• Collected material:

┌──

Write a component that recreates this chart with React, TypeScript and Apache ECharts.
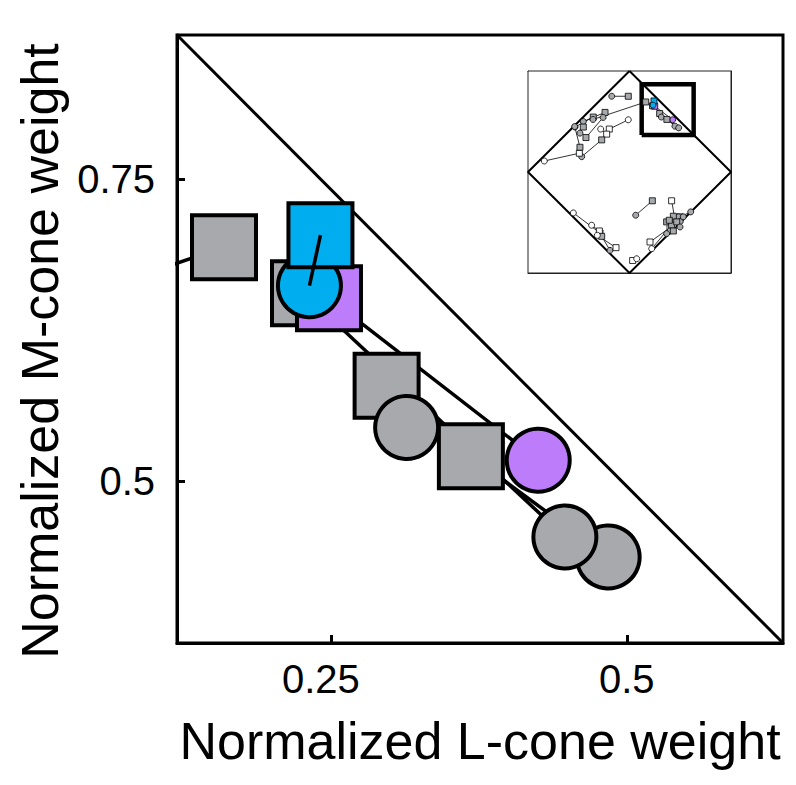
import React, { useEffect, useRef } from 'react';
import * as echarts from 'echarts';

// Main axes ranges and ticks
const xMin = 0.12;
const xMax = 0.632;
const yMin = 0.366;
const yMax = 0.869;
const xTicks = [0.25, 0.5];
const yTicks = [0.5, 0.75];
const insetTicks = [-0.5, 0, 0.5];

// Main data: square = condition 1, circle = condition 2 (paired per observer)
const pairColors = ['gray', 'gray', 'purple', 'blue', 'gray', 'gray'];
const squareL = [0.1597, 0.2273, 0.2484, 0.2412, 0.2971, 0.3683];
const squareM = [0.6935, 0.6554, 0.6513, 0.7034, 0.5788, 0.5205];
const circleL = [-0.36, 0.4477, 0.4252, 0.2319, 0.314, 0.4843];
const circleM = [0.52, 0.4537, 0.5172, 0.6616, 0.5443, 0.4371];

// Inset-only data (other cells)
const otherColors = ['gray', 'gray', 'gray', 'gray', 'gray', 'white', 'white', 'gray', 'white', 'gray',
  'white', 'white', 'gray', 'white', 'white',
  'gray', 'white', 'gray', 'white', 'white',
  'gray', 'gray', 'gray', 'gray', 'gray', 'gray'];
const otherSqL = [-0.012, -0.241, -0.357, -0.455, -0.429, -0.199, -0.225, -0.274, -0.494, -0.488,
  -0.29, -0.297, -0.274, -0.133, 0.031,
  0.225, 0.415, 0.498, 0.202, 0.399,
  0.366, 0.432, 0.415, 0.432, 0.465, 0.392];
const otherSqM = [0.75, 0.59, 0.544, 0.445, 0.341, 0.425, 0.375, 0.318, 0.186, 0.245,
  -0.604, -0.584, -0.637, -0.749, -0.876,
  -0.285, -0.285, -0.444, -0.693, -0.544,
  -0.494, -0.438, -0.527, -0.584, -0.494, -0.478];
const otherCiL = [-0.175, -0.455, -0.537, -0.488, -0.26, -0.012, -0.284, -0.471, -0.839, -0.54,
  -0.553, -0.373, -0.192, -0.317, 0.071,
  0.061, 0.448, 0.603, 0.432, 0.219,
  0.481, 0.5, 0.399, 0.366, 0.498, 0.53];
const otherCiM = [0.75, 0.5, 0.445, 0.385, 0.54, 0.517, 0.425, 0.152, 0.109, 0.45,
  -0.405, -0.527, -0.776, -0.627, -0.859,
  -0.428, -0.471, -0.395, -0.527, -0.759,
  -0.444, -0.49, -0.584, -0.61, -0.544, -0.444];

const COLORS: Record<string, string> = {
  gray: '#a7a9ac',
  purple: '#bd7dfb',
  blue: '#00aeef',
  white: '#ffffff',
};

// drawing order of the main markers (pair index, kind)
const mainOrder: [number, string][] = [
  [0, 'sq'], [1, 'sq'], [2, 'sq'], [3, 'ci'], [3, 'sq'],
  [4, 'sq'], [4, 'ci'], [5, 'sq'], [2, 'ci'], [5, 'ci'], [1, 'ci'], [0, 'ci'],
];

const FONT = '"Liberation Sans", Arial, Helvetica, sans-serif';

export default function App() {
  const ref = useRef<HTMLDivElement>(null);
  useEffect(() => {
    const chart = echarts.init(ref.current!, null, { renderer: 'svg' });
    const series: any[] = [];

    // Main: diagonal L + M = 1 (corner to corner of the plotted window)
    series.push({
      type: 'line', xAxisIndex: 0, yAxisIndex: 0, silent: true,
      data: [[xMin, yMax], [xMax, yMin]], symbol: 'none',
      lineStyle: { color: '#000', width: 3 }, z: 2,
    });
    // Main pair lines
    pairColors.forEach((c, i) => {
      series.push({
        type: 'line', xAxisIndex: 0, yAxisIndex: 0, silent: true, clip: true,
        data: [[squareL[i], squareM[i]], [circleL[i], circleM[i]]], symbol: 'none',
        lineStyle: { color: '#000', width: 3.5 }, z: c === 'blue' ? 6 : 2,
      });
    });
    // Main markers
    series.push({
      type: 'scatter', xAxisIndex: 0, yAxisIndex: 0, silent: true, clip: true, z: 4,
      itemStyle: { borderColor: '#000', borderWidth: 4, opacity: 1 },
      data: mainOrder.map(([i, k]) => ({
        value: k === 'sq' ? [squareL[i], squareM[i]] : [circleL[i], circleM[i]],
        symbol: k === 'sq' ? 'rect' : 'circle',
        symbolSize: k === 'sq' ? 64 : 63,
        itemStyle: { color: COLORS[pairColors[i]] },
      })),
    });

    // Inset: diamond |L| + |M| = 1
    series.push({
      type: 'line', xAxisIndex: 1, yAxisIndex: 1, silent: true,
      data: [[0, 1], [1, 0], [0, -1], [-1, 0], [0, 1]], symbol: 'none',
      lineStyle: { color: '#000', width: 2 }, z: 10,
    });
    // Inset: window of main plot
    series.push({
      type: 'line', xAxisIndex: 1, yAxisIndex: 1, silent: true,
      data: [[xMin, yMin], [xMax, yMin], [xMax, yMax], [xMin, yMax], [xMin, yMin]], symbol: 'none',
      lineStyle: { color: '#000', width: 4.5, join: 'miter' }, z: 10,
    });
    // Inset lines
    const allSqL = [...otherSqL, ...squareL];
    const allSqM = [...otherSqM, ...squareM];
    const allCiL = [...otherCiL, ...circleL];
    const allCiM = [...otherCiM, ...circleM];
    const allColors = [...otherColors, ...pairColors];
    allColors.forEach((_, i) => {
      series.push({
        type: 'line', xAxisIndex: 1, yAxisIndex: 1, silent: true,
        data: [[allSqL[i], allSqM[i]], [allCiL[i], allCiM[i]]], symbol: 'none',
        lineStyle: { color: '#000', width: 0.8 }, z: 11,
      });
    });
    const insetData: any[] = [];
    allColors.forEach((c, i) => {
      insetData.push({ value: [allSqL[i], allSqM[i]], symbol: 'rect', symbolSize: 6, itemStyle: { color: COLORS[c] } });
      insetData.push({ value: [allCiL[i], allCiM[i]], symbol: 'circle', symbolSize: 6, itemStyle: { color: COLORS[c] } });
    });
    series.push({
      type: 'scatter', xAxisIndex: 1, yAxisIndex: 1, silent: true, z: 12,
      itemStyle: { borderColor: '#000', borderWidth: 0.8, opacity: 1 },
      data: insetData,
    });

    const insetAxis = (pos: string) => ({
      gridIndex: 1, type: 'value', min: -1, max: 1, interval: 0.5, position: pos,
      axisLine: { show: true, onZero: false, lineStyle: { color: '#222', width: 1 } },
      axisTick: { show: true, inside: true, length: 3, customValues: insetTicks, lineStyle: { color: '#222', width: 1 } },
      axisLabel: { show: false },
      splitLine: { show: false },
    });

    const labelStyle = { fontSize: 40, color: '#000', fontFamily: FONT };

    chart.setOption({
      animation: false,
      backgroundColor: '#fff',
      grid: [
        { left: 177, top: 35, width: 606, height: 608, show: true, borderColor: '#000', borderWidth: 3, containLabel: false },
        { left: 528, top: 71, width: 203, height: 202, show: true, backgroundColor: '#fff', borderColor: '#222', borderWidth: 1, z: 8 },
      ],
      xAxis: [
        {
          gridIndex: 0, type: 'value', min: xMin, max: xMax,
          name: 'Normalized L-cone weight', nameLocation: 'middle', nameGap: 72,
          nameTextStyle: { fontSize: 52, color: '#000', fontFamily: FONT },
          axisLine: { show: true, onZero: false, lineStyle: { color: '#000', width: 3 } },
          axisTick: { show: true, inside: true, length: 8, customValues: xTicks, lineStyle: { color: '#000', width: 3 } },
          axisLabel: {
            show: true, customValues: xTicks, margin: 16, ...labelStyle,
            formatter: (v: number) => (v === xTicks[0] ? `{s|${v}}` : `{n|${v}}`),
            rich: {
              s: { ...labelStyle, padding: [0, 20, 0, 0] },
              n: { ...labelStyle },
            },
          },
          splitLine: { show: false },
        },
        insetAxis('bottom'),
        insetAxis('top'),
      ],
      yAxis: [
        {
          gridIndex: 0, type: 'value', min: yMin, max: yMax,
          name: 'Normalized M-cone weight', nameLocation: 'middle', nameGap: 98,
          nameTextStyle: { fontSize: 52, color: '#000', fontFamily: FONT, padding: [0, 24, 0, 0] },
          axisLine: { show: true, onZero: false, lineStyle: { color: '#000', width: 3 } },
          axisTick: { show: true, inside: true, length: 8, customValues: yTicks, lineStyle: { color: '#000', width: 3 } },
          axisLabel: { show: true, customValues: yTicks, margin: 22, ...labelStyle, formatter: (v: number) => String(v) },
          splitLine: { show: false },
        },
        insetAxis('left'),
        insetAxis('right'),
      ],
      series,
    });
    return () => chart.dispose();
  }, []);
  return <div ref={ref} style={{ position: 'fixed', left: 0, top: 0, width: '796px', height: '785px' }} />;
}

└──

• Brief: Exactly as written, please give again the lines from the beginning of the listing through the line containing "const circleM = [0.52, 0.4537, 0.5172, 0.6616, 0.5443, 0.4371];", inclusive, without any pictures.

• Problem solution:
Write a component that recreates this chart with React, TypeScript and Apache ECharts.
import React, { useEffect, useRef } from 'react';
import * as echarts from 'echarts';

// Main axes ranges and ticks
const xMin = 0.12;
const xMax = 0.632;
const yMin = 0.366;
const yMax = 0.869;
const xTicks = [0.25, 0.5];
const yTicks = [0.5, 0.75];
const insetTicks = [-0.5, 0, 0.5];

// Main data: square = condition 1, circle = condition 2 (paired per observer)
const pairColors = ['gray', 'gray', 'purple', 'blue', 'gray', 'gray'];
const squareL = [0.1597, 0.2273, 0.2484, 0.2412, 0.2971, 0.3683];
const squareM = [0.6935, 0.6554, 0.6513, 0.7034, 0.5788, 0.5205];
const circleL = [-0.36, 0.4477, 0.4252, 0.2319, 0.314, 0.4843];
const circleM = [0.52, 0.4537, 0.5172, 0.6616, 0.5443, 0.4371];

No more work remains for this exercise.